INFORMATION SUPPLIED:
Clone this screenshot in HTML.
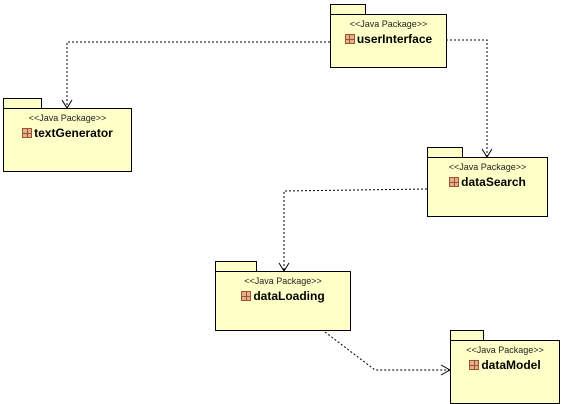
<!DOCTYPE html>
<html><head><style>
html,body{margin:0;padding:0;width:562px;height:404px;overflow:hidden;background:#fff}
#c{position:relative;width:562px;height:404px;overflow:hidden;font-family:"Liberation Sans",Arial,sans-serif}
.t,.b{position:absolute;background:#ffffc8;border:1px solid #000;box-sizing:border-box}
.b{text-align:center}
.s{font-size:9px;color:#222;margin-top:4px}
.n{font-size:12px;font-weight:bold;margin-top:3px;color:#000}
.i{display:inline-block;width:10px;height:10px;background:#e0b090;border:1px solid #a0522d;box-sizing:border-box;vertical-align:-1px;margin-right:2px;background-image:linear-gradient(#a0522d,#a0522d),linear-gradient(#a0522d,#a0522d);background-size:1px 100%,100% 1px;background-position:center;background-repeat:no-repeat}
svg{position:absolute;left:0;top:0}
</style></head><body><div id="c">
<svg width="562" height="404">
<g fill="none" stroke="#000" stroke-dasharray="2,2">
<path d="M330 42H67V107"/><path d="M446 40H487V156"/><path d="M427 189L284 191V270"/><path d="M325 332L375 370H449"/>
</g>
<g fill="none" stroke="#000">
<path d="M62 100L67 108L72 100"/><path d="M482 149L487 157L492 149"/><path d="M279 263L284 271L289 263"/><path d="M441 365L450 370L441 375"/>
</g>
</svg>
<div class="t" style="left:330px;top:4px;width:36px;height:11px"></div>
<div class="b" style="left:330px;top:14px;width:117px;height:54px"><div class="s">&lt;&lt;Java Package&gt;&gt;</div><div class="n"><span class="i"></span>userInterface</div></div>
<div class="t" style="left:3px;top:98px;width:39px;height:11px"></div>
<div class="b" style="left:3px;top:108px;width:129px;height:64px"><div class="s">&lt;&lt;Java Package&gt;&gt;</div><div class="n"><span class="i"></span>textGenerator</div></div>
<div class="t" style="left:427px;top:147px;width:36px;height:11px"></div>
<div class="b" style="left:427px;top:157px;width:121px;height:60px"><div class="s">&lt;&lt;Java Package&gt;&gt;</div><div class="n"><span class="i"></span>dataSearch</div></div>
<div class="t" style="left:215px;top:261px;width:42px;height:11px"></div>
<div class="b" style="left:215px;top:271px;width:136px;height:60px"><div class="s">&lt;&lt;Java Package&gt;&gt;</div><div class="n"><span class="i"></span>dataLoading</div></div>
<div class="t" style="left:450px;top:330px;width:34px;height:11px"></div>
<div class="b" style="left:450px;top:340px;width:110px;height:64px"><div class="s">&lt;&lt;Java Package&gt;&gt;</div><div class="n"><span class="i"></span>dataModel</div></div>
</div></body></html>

DIRECTIONS: Transcribe the material as is, with images omitted.

COMPLETE OUTPUT:
Clone this screenshot in HTML.
<!DOCTYPE html>
<html><head><style>
html,body{margin:0;padding:0;width:562px;height:404px;overflow:hidden;background:#fff}
#c{position:relative;width:562px;height:404px;overflow:hidden;font-family:"Liberation Sans",Arial,sans-serif}
.t,.b{position:absolute;background:#ffffc8;border:1px solid #000;box-sizing:border-box}
.b{text-align:center}
.s{font-size:9px;color:#222;margin-top:4px}
.n{font-size:12px;font-weight:bold;margin-top:3px;color:#000}
.i{display:inline-block;width:10px;height:10px;background:#e0b090;border:1px solid #a0522d;box-sizing:border-box;vertical-align:-1px;margin-right:2px;background-image:linear-gradient(#a0522d,#a0522d),linear-gradient(#a0522d,#a0522d);background-size:1px 100%,100% 1px;background-position:center;background-repeat:no-repeat}
svg{position:absolute;left:0;top:0}
</style></head><body><div id="c">
<svg width="562" height="404">
<g fill="none" stroke="#000" stroke-dasharray="2,2">
<path d="M330 42H67V107"/><path d="M446 40H487V156"/><path d="M427 189L284 191V270"/><path d="M325 332L375 370H449"/>
</g>
<g fill="none" stroke="#000">
<path d="M62 100L67 108L72 100"/><path d="M482 149L487 157L492 149"/><path d="M279 263L284 271L289 263"/><path d="M441 365L450 370L441 375"/>
</g>
</svg>
<div class="t" style="left:330px;top:4px;width:36px;height:11px"></div>
<div class="b" style="left:330px;top:14px;width:117px;height:54px"><div class="s">&lt;&lt;Java Package&gt;&gt;</div><div class="n"><span class="i"></span>userInterface</div></div>
<div class="t" style="left:3px;top:98px;width:39px;height:11px"></div>
<div class="b" style="left:3px;top:108px;width:129px;height:64px"><div class="s">&lt;&lt;Java Package&gt;&gt;</div><div class="n"><span class="i"></span>textGenerator</div></div>
<div class="t" style="left:427px;top:147px;width:36px;height:11px"></div>
<div class="b" style="left:427px;top:157px;width:121px;height:60px"><div class="s">&lt;&lt;Java Package&gt;&gt;</div><div class="n"><span class="i"></span>dataSearch</div></div>
<div class="t" style="left:215px;top:261px;width:42px;height:11px"></div>
<div class="b" style="left:215px;top:271px;width:136px;height:60px"><div class="s">&lt;&lt;Java Package&gt;&gt;</div><div class="n"><span class="i"></span>dataLoading</div></div>
<div class="t" style="left:450px;top:330px;width:34px;height:11px"></div>
<div class="b" style="left:450px;top:340px;width:110px;height:64px"><div class="s">&lt;&lt;Java Package&gt;&gt;</div><div class="n"><span class="i"></span>dataModel</div></div>
</div></body></html>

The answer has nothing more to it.